Governor: I think the honourable lady has asked an extremely important question which I think though it raises a large number of difficulties, in a way misses what I have always thought is one of the most difficult problems of all, which is the translation of some of the concepts of the English Common Law into Chinese în a way which will be easily justiciable. Now I want to stress to the honourable lady that I believe that the point she has raised about the use of language in not just the proceedings of our courts but in the translation of the most important documents for the English Common Law, into the translation of learned journals, I think that is a subject which should receive priority.
And I also believe that she is right to put as much stress as she does on the training of lawyers in Cantonese where they don't already have that language. I think that if she wasn't such a fair-minded person she might criticise me and previous administrations for not having moved more rapidly in these areas, and particularly, perhaps, in the localisation programme in the past, though we have been trying to catch up on that as rapidly as possible.
All I would like to say at this stage is that I think she has raised issues of real priority and I will respond to her as soon as possible, as thoroughly as possible, having consulted the Acting Chief Justice, the Judiciary Administrator and the Attorney's Chambers.
Mr Choy Kan-pui (in Chinese): Mr Governor, in your policy address you use the words of many democracy fighters and revolutionaries and they include Tocqueville and Aung San Suu Kyi of Burma, and Mandela of South Africa. Is it that you are trying to encourage Hong Kong people too, after 1997, to adopt a confrontational attitude and to go on the streets to campaign?
Governor: The honourable member has mentioned three individuals who I think are among the most admirable representatives of decency and liberal values in the history of the globe. So if I was encouraging people to take their example to heart, I am sure that there are few examples which would be better. I mean he could have mentioned, as well, great religious figures, but as far as political figures are concerned he seems to me to mention three who everybody decent should admire.

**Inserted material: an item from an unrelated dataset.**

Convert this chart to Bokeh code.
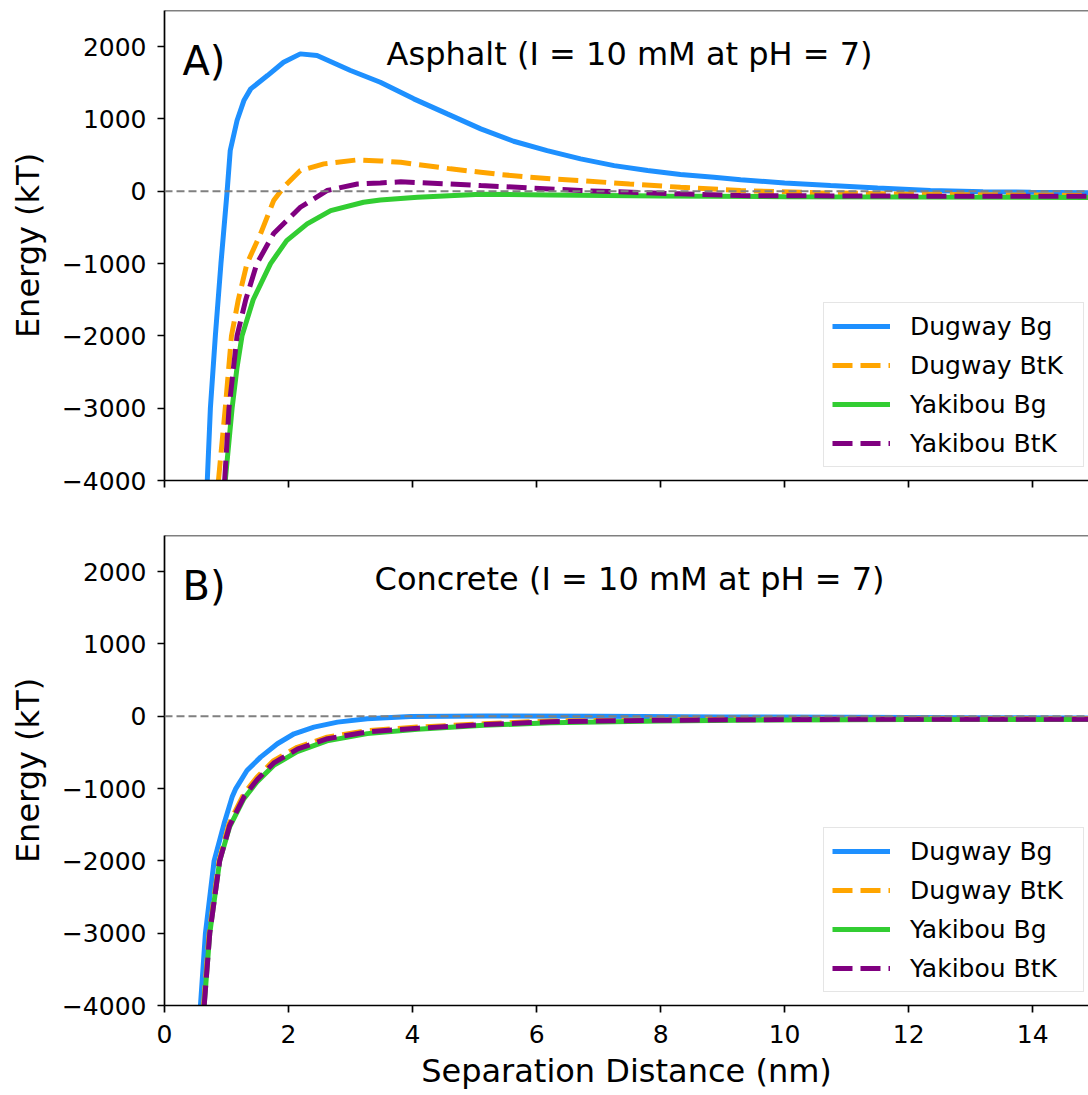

I have never regarded myself as a revolutionary. The honourable member should hear what my political opponents in the United Kingdom used to say about me. I am a dyed-in-the-wool Tory - no revolutionary here. But I do very much admire the Burmese Nobel Laureate who seems to me to have worked with extraordinary restraint and decency for the values which I believe in and I hope the honourable member believes in. I regard De Tocqueville, as I said yesterday, as one of the greatest political philosophers and I don't think many people could regard him as a revolutionary - rather less revolutionary than Karl Marx for example. And as for Nelson Mandela, I think that he has given the whole world one of the most important lessons in magnanimity over the last few years and indeed much of the prospect for rebuilding society in South Africa rests with his quite astonishing generosity of spirit.